Companies such as Uber are disrupting the marketplace by providing the same service, but offer a more valuable approach and experience.
The real magic in the Red Bull strategy is that they could probably sell anything they want. They have such a strong brand and bond with their audience that if they started selling clothes, surfboards, or even bicycles, they’d probably succeed.
So now it is up to marketers to go beyond the relationship that a customer has with a product or service, and instead develop deeper, more meaningful experiences for them, whether or not they have an existing relationship.
2. The Democratization of Content and Experiences
As mentioned earlier, it’s not only products that can be created and duplicated, it is content as well. Publishing and distribution tools now make anyone a mass publisher and brand that must be dealt with.
Much has been written about our human capacity to absorb the vast amounts of content that are being produced on a microsecond basis. But from the invention of the printing press, there has always been more content than any human could consume. The “consumption ceiling” was reached long, long ago. However, as technology enables more powerful and better “filters” to the content aimed at buyers, the marketer must develop something more compelling in order to rise above the noise. Yes, a brand can pay for an ability to rise above the noise, but it cannot pay to have more relevance and value.

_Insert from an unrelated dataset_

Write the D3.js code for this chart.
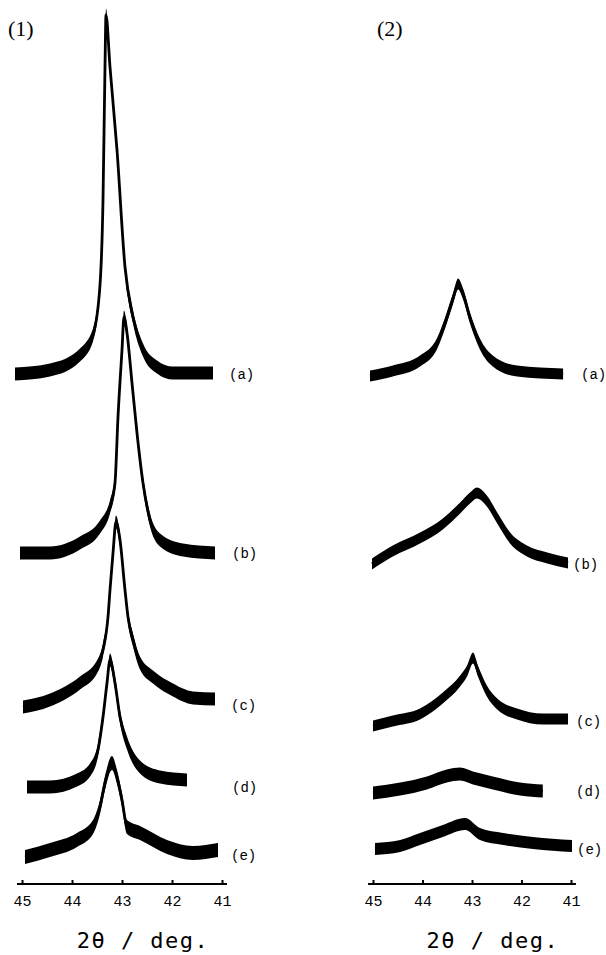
<!DOCTYPE html>
<html>
<head>
<meta charset="utf-8">
<script src="https://cdn.jsdelivr.net/npm/d3@7"></script>
<style>
  body { margin: 0; background: #fff; }
  svg { display: block; }
</style>
</head>
<body>
<svg id="main-svg" width="606" height="955"></svg>
<script>
'use strict';

// trace labels and axis ticks
const traceNames = ['(a)', '(b)', '(c)', '(d)', '(e)'];
const tickValues = [45, 44, 43, 42, 41];
const panelNames = ['(1)', '(2)'];

// panel (1): 2theta points and intensity above each trace's offset (a.u.)
const p1Theta = [
    [45.14, 44.44, 43.84, 43.58, 43.44, 43.38, 43.34, 43.32, 43.24, 43.10, 42.94, 42.78, 42.58, 42.30, 41.98, 41.18],
    [45.04, 44.44, 43.84, 43.44, 43.24, 43.14, 43.08, 43.00, 42.96, 42.90, 42.80, 42.70, 42.58, 42.44, 42.24, 41.78, 41.14],
    [44.98, 44.44, 43.84, 43.50, 43.38, 43.28, 43.24, 43.18, 43.12, 43.04, 42.94, 42.88, 42.78, 42.64, 42.38, 41.98, 41.58, 41.14],
    [44.90, 44.44, 43.90, 43.64, 43.48, 43.38, 43.30, 43.24, 43.14, 43.04, 42.90, 42.64, 42.24, 41.70],
    [44.94, 44.44, 43.90, 43.58, 43.44, 43.34, 43.20, 43.10, 43.00, 42.90, 42.64, 42.10, 41.58, 41.08],
];
const p1Int = [
    [0, 4, 19, 39, 89, 174, 307, 359, 307, 224, 107, 57, 24, 7, 1, 1],
    [0, 0, 10, 26, 46, 70, 136, 203, 236, 220, 170, 120, 70, 33, 13, 3, 0],
    [-2, 5, 22, 38, 55, 88, 115, 152, 183, 165, 115, 88, 65, 42, 28, 15, 7, 6],
    [0, 0, 7, 17, 37, 70, 104, 127, 104, 70, 44, 20, 10, 7],
    [-2, 5, 15, 28, 48, 72, 92, 78, 55, 28, 22, 8, 2, 5],
];
const p1Offset = [510, 331, 179, 97, 29];
const p1Noise = [13, 13, 13, 13, 14];

// panel (2)
const p2Theta = [
    [45.06, 44.60, 44.05, 43.71, 43.51, 43.38, 43.28, 43.18, 43.04, 42.84, 42.58, 42.09, 41.16],
    [45.02, 44.60, 44.05, 43.59, 43.24, 43.04, 42.90, 42.70, 42.49, 42.23, 41.89, 41.48, 41.06],
    [45.00, 44.60, 44.05, 43.59, 43.24, 43.10, 42.98, 42.88, 42.70, 42.49, 42.09, 41.57, 41.06],
    [45.00, 44.45, 43.91, 43.51, 43.24, 42.98, 42.58, 42.03, 41.57],
    [44.96, 44.45, 44.05, 43.59, 43.14, 42.84, 42.37, 41.77, 40.98],
];
const p2Int = [
    [-2, 3, 13, 30, 56, 76, 90, 80, 56, 30, 13, 3, 0],
    [0, 13, 26, 40, 56, 66, 71, 63, 46, 26, 13, 6, 1],
    [-5, 0, 7, 23, 40, 50, 63, 50, 30, 17, 7, 2, 2],
    [-2, 2, 8, 15, 17, 13, 8, 2, 0],
    [0, 3, 10, 18, 25, 15, 10, 6, 3],
];
const p2Offset = [510, 320, 163, 93, 35];
const p2Noise = [11, 11, 11, 13, 12];


const Render = () => {
    const svg = d3.select('#main-svg');
    const y = d3.scaleLinear().domain([0, 884]).range([884, 0]);
    const mono = '"Liberation Mono", "DejaVu Sans Mono", monospace';

    const drawPanel = (cfg) => {
        const x = d3.scaleLinear().domain([45, 41]).range(cfg.range);
        const g = svg.append('g');

        cfg.theta.forEach((th, i) => {
            const pts = th.map((t, j) => ({t: t, v: cfg.offset[i] + cfg.int[i][j]}));
            const half = cfg.noise[i] / 2;

            // noise band round the trace
            g.append('path')
                .datum(pts)
                .attr('fill', '#000')
                .attr('d', d3.area()
                    .curve(d3.curveMonotoneX)
                    .x(d => x(d.t))
                    .y0(d => y(d.v) + half)
                    .y1(d => y(d.v) - half));

            g.append('path')
                .datum(pts)
                .attr('fill', 'none')
                .attr('stroke', '#000')
                .attr('stroke-width', 2.8)
                .attr('stroke-linejoin', 'round')
                .attr('d', d3.line()
                    .curve(d3.curveMonotoneX)
                    .x(d => x(d.t))
                    .y(d => y(d.v)));

            g.append('text')
                .attr('x', cfg.labelX[i])
                .attr('y', y(cfg.offset[i]) + 5)
                .style('font-family', mono)
                .style('font-size', '14px')
                .text(traceNames[i]);
        });

        // x axis, ticks pointing up
        const axis = g.append('g')
            .attr('transform', `translate(0,${y(0)})`)
            .call(d3.axisBottom(x)
                .tickValues(tickValues)
                .tickFormat(d3.format('d'))
                .tickSizeInner(-4)
                .tickSizeOuter(0)
                .tickPadding(11));
        axis.select('.domain').remove();
        axis.selectAll('.tick line').attr('stroke-width', 2);
        axis.selectAll('.tick text')
            .style('font-family', mono)
            .style('font-size', '15px')
            .attr('fill', '#000');
        axis.append('line')
            .attr('x1', x(45.1)).attr('x2', x(40.9))
            .attr('stroke', '#000')
            .attr('stroke-width', 2);

        g.append('text')
            .attr('x', x(42.58))
            .attr('y', 948)
            .attr('text-anchor', 'middle')
            .style('font-family', '"DejaVu Sans Mono", monospace')
            .style('font-size', '22px')
            .style('letter-spacing', '1.5px')
            .text('2θ / deg.');

        g.append('text')
            .attr('x', cfg.nameX)
            .attr('y', 36)
            .style('font-family', '"Liberation Serif", "Times New Roman", serif')
            .style('font-size', '22px')
            .text(cfg.name);
    };

    return {
        draw: () => {
            drawPanel({range: [22, 222], theta: p1Theta, int: p1Int, offset: p1Offset,
                noise: p1Noise, labelX: [229, 232, 231, 232, 231], nameX: 8, name: panelNames[0]});
            drawPanel({range: [373, 571], theta: p2Theta, int: p2Int, offset: p2Offset,
                noise: p2Noise, labelX: [581, 573, 576, 576, 577], nameX: 377, name: panelNames[1]});
        },
    };
};

Render().draw();
</script>
</body>
</html>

This is not simply an advertising mandate; this is an everything-the-company-communicates mandate. Simply paying for attention will no longer do. We, as marketers, have to hold it long enough so that WE matter to them.
Consider investment company, TDAmeritrade, which focuses on clients that are interested in trading stocks. Once the customer is acquired, the company provides them with access to their thinkorswim.com community and signs them up for thinkMoney, a print magazine. The goal of this content-driven experience is to continually engage traders (after they become customers) and empower them with the right tools, tips, research, and capabilities to trade more effectively. They’ve learned that subscribers to the magazine trade five times more than non-subscribers.24 That’s something that will never be delivered with a paid advertisement. It’s a valuable experience, separate from the product that creates a more engaged and frequent customer.

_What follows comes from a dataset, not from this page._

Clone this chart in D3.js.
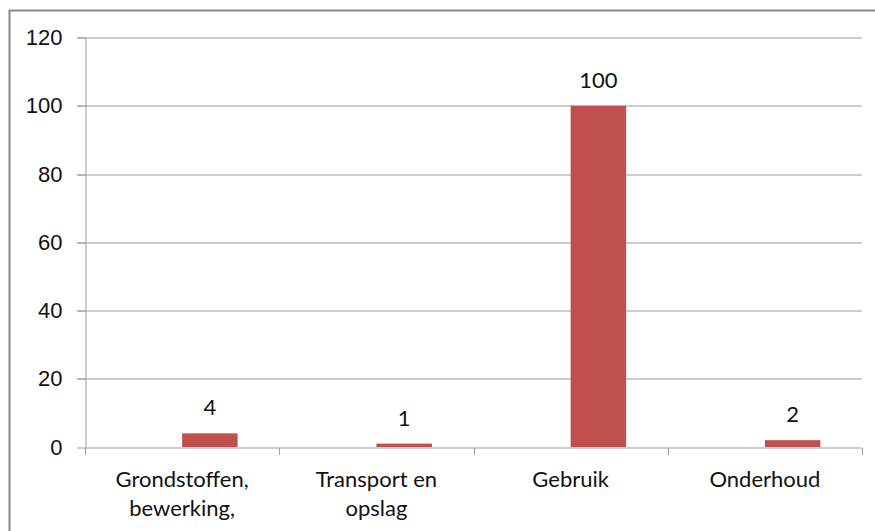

3. The Adaptation of the Marketing Department
Businesses tend to look at the developments of marketing trends with a focus on both hardware and software development. In other words, we look at the development of tablets, or mobile phones, or refrigerators with screens as yet another platform that we need to account for. Or, we see new customer aggregation points, such as broadcast television, cable TV, Facebook, Twitter, LinkedIn, Snapchat, or even Ello as software platforms to which we need to assign specia
l content teams and content strategies.
The result over the last 15 years has been the creation of silos, even within marketing departments. We now have social teams, mobile teams, social CRM teams, e-business teams, web teams, PR teams, brand teams, and so on.

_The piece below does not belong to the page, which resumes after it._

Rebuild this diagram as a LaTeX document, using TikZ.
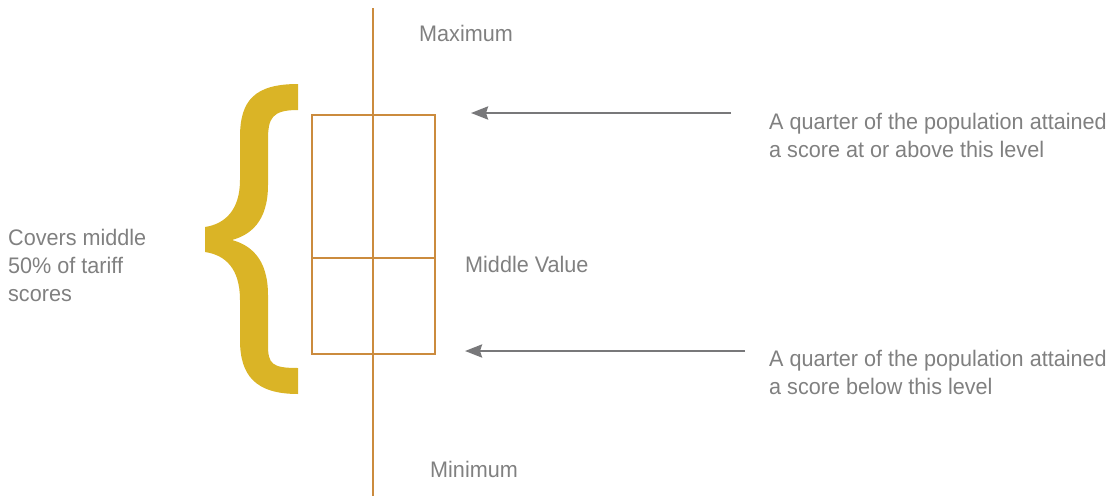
\documentclass[tikz,border=0pt]{standalone}
\usepackage{fontspec}
\setmainfont[FakeStretch=0.96]{Liberation Sans}
\usepackage{tikz}
\usetikzlibrary{arrows.meta}
\definecolor{cwhisker}{RGB}{203,139,62}
\definecolor{cbrace}{RGB}{218,180,38}
\definecolor{cgrey}{RGB}{128,128,128}
\definecolor{carrow}{RGB}{120,120,122}

\begin{document}
\begin{tikzpicture}[x=1pt,y=-1pt,>={Stealth[length=17pt,width=13pt,inset=2pt]},
  box line/.style={draw=cwhisker,line width=2pt},
  label node/.style={anchor=base west,inner sep=0pt,text=cgrey,align=left,
    font=\fontsize{22.5}{28}\selectfont},
  pointer/.style={->,draw=carrow,line width=2.6pt}]
  \useasboundingbox (0,0) rectangle (1116,498);

  % whisker and box
  \draw[box line] (373,8) -- (373,496);
  \node[box line,minimum width=123pt,minimum height=239pt,inner sep=0pt] (box) at (373.5,234.5) {};
  \draw[box line] (312,258) -- (435,258);

  % curly brace
  \fill[cbrace] (298,84) -- (298,110)
    .. controls (272,110) and (268,118) .. (268,140) -- (268,185)
    .. controls (268,222) and (250,235) .. (232,240)
    .. controls (250,245) and (268,258) .. (268,295) -- (268,345)
    .. controls (268,364) and (272,368) .. (298,368) -- (298,394)
    .. controls (255,394) and (240,375) .. (240,340) -- (240,300)
    .. controls (240,268) and (225,255) .. (205,252) -- (205,227)
    .. controls (225,224) and (240,210) .. (240,180) -- (240,137)
    .. controls (240,100) and (255,84) .. (298,84) -- cycle;

  \node[label node] (maxlbl) at (419,41) {Maximum};
  \node[label node] (minlbl) at (430,477) {Minimum};
  \node[label node] (medlbl) at (465,272) {Middle Value};
  \node[label node] (covlbl) at (8,301) {Covers middle\\50\% of tariff\\scores};
  \node[label node] (uqlbl) at (769,157) {A quarter of the population attained\\a score at or above this level};
  \node[label node] (lqlbl) at (769,394) {A quarter of the population attained\\a score below this level};

  \coordinate (uqstart) at (731,113);
  \coordinate (uqtip) at (471,113);
  \coordinate (lqstart) at (745,351);
  \coordinate (lqtip) at (465,351);
  \draw[pointer] (uqstart) -- (uqtip);
  \draw[pointer] (lqstart) -- (lqtip);
\end{tikzpicture}
\end{document}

It’s simple: businesses must realize that there will be no possible way to scale to every channel on which they must ensure the brand story is being told.
It is vital for marketing departments to stretch and create valuable content across the entirety of the funnel, because that content can (and will) be shared by customers. That’s the only way a brand can ever hope to be on as many channels as is necessary. Every valuable experience or content that is shared by audiences across a social network reduces the need of that brand to maintain presence on that channel.
Thus, the only way to scale is to adapt the marketing department’s structure and purpose around the creation, management, and ultimate flow of information (i.e., content) to both describe and, more importantly, create value for customers.